> [WHAT TO DO]
Each line in the material below, starting at the one with "Emit a Python" and ending at the one with "x=alt.value(0), x2=alt.value(W), y=alt.value(0))", is to be reproduced exactly; no picture is to be copied.
-- Begin RECORDS FOR THE TASK --
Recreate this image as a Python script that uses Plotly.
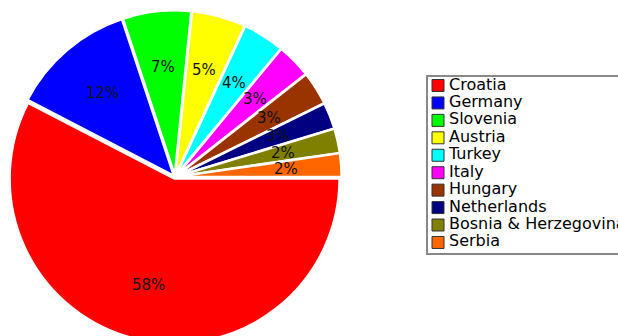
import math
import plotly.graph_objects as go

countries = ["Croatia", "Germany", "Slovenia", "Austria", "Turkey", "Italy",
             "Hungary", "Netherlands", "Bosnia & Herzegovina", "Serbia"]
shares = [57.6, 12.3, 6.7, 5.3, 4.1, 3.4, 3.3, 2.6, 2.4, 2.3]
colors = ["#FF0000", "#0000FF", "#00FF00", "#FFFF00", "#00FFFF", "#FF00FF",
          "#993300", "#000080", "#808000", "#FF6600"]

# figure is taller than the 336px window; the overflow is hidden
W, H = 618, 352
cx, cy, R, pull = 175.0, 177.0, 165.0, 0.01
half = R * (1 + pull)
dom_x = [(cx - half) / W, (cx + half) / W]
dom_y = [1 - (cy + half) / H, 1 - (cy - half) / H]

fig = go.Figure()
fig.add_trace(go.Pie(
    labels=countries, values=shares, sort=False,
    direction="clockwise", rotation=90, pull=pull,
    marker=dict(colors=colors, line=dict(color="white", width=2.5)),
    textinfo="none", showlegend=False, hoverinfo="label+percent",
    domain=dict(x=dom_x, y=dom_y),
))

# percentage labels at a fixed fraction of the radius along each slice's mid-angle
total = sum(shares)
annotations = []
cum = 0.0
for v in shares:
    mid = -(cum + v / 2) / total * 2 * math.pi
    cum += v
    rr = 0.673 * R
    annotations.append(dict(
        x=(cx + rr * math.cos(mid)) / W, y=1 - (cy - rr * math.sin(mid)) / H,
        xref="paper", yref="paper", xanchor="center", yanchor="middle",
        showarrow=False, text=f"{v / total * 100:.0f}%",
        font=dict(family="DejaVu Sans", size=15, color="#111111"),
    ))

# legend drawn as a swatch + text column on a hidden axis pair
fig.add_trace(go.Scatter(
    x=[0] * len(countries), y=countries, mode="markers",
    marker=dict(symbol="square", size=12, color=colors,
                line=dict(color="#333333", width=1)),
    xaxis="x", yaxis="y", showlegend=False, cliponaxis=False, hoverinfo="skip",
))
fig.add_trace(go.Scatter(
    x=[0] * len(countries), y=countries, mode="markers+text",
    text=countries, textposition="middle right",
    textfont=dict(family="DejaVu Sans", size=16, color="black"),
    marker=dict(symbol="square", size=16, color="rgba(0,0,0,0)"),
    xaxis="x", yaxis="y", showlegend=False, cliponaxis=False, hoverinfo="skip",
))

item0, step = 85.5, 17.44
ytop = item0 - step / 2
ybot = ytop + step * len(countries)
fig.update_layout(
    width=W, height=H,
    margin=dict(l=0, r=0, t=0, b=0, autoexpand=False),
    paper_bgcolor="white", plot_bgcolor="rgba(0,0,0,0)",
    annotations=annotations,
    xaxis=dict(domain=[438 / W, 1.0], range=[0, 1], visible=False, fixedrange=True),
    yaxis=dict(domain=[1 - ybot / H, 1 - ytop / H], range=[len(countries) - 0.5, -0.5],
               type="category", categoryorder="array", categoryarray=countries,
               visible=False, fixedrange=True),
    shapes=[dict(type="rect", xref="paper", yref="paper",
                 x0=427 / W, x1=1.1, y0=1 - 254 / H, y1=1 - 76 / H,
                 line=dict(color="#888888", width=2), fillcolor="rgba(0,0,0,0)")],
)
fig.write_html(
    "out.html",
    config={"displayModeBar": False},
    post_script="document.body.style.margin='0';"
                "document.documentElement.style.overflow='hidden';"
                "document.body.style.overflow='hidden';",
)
-- End RECORDS FOR THE TASK --
-- Begin RECORDS FOR THE TASK --
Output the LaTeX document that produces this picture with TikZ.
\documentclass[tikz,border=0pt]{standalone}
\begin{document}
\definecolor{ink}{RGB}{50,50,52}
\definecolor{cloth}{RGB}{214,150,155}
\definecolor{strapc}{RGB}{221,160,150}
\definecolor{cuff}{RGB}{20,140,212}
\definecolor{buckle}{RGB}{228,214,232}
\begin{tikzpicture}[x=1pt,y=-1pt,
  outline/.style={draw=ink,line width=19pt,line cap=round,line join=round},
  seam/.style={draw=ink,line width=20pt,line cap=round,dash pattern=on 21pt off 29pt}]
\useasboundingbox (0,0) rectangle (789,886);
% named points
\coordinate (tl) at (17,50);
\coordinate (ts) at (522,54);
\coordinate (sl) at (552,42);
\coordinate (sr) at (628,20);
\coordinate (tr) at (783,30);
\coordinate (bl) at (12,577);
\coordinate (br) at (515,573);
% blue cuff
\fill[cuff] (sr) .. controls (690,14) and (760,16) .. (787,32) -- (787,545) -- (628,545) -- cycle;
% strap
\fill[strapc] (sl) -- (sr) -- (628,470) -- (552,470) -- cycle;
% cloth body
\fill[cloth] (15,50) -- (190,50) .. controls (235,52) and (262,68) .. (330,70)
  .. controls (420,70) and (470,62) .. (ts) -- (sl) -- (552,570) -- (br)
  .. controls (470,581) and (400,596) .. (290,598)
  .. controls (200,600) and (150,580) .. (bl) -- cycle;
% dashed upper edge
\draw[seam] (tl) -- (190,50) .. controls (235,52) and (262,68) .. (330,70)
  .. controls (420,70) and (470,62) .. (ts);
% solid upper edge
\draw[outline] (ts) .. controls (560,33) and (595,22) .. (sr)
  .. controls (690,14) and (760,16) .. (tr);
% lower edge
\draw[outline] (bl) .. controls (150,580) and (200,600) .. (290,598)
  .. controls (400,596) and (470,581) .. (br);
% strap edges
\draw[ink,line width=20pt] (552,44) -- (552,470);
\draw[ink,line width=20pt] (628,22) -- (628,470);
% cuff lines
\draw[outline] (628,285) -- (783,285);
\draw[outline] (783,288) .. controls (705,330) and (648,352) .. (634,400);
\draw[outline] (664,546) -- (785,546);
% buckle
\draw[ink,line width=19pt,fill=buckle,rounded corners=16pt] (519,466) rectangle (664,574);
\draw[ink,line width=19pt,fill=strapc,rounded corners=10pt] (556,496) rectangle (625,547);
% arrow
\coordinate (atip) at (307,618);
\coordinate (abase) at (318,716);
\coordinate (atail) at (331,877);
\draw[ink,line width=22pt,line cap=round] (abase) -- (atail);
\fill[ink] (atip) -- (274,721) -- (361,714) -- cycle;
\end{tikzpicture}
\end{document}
-- End RECORDS FOR THE TASK --
-- Begin RECORDS FOR THE TASK --
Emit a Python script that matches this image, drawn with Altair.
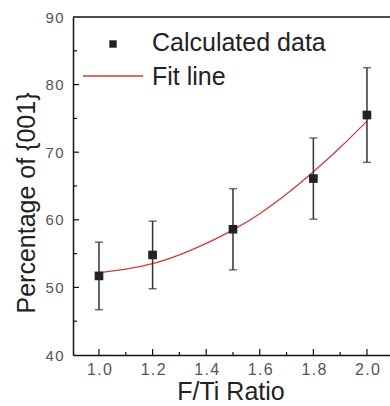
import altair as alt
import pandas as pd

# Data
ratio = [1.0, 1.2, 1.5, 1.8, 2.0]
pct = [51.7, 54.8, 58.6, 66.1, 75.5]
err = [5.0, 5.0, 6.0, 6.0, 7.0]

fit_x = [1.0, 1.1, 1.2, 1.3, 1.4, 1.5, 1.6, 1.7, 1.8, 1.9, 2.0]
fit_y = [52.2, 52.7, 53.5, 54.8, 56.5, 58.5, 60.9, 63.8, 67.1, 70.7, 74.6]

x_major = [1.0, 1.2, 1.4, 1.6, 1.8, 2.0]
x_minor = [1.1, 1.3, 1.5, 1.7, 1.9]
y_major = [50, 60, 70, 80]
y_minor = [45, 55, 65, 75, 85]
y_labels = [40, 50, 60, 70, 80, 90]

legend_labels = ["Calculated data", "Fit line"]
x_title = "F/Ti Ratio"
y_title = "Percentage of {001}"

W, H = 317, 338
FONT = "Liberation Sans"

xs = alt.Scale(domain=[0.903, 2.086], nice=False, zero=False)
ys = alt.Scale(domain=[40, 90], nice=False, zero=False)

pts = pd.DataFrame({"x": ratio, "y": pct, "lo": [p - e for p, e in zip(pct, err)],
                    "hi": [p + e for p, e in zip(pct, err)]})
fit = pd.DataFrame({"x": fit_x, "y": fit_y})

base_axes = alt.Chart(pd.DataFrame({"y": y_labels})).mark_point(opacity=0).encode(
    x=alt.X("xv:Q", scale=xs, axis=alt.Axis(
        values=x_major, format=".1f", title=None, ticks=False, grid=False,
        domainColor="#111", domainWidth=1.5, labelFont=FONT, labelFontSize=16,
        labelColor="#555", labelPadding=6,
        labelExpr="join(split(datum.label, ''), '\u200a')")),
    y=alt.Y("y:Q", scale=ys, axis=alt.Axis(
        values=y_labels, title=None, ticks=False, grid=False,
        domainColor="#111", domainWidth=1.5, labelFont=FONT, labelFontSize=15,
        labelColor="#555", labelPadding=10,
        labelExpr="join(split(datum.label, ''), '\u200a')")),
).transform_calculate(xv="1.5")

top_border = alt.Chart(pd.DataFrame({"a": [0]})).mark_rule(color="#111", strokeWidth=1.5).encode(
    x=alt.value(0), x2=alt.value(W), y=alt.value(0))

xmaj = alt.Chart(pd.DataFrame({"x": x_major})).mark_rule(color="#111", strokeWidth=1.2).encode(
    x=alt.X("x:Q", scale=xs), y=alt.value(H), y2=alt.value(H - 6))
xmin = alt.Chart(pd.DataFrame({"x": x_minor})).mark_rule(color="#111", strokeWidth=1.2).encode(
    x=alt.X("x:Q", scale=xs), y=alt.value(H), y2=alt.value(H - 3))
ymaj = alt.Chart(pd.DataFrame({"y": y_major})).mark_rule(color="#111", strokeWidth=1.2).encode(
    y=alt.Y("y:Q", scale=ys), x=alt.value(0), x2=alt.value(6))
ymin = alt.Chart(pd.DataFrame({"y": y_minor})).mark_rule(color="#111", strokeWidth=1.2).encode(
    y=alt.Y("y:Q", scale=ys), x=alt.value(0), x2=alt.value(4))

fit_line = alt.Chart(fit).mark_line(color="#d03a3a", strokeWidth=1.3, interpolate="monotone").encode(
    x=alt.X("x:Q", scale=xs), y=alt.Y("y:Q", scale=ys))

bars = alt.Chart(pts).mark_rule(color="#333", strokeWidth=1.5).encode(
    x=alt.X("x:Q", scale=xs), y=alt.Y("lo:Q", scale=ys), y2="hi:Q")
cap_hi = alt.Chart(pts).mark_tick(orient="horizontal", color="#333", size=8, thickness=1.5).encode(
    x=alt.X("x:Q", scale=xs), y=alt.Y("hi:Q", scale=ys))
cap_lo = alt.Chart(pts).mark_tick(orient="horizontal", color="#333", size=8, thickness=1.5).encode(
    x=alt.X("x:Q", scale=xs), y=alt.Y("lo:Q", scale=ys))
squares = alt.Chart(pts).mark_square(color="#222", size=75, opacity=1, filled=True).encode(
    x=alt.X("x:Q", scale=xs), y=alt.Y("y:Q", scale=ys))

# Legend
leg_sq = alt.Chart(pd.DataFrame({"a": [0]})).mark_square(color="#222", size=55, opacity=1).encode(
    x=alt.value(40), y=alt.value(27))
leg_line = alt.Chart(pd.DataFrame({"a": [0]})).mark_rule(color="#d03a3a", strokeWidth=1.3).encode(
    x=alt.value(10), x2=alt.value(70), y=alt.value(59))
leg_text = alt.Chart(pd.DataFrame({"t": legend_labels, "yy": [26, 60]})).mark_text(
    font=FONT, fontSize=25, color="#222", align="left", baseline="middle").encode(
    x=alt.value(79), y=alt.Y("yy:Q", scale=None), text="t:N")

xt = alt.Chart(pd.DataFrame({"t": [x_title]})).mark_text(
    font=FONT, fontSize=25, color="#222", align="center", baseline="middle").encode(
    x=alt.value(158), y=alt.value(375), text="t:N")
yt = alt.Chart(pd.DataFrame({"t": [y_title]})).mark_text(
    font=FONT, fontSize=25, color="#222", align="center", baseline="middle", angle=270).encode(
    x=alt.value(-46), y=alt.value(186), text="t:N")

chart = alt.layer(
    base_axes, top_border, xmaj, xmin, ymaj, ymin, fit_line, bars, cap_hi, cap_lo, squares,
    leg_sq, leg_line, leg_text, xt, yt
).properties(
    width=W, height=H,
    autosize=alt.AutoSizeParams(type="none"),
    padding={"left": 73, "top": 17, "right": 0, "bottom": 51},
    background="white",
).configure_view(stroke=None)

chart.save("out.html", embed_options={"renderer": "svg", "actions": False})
-- End RECORDS FOR THE TASK --
> [EXERCISE RESPONSE]
Emit a Python script that matches this image, drawn with Altair.
import altair as alt
import pandas as pd

# Data
ratio = [1.0, 1.2, 1.5, 1.8, 2.0]
pct = [51.7, 54.8, 58.6, 66.1, 75.5]
err = [5.0, 5.0, 6.0, 6.0, 7.0]

fit_x = [1.0, 1.1, 1.2, 1.3, 1.4, 1.5, 1.6, 1.7, 1.8, 1.9, 2.0]
fit_y = [52.2, 52.7, 53.5, 54.8, 56.5, 58.5, 60.9, 63.8, 67.1, 70.7, 74.6]

x_major = [1.0, 1.2, 1.4, 1.6, 1.8, 2.0]
x_minor = [1.1, 1.3, 1.5, 1.7, 1.9]
y_major = [50, 60, 70, 80]
y_minor = [45, 55, 65, 75, 85]
y_labels = [40, 50, 60, 70, 80, 90]

legend_labels = ["Calculated data", "Fit line"]
x_title = "F/Ti Ratio"
y_title = "Percentage of {001}"

W, H = 317, 338
FONT = "Liberation Sans"

xs = alt.Scale(domain=[0.903, 2.086], nice=False, zero=False)
ys = alt.Scale(domain=[40, 90], nice=False, zero=False)

pts = pd.DataFrame({"x": ratio, "y": pct, "lo": [p - e for p, e in zip(pct, err)],
                    "hi": [p + e for p, e in zip(pct, err)]})
fit = pd.DataFrame({"x": fit_x, "y": fit_y})

base_axes = alt.Chart(pd.DataFrame({"y": y_labels})).mark_point(opacity=0).encode(
    x=alt.X("xv:Q", scale=xs, axis=alt.Axis(
        values=x_major, format=".1f", title=None, ticks=False, grid=False,
        domainColor="#111", domainWidth=1.5, labelFont=FONT, labelFontSize=16,
        labelColor="#555", labelPadding=6,
        labelExpr="join(split(datum.label, ''), '\u200a')")),
    y=alt.Y("y:Q", scale=ys, axis=alt.Axis(
        values=y_labels, title=None, ticks=False, grid=False,
        domainColor="#111", domainWidth=1.5, labelFont=FONT, labelFontSize=15,
        labelColor="#555", labelPadding=10,
        labelExpr="join(split(datum.label, ''), '\u200a')")),
).transform_calculate(xv="1.5")

top_border = alt.Chart(pd.DataFrame({"a": [0]})).mark_rule(color="#111", strokeWidth=1.5).encode(
    x=alt.value(0), x2=alt.value(W), y=alt.value(0))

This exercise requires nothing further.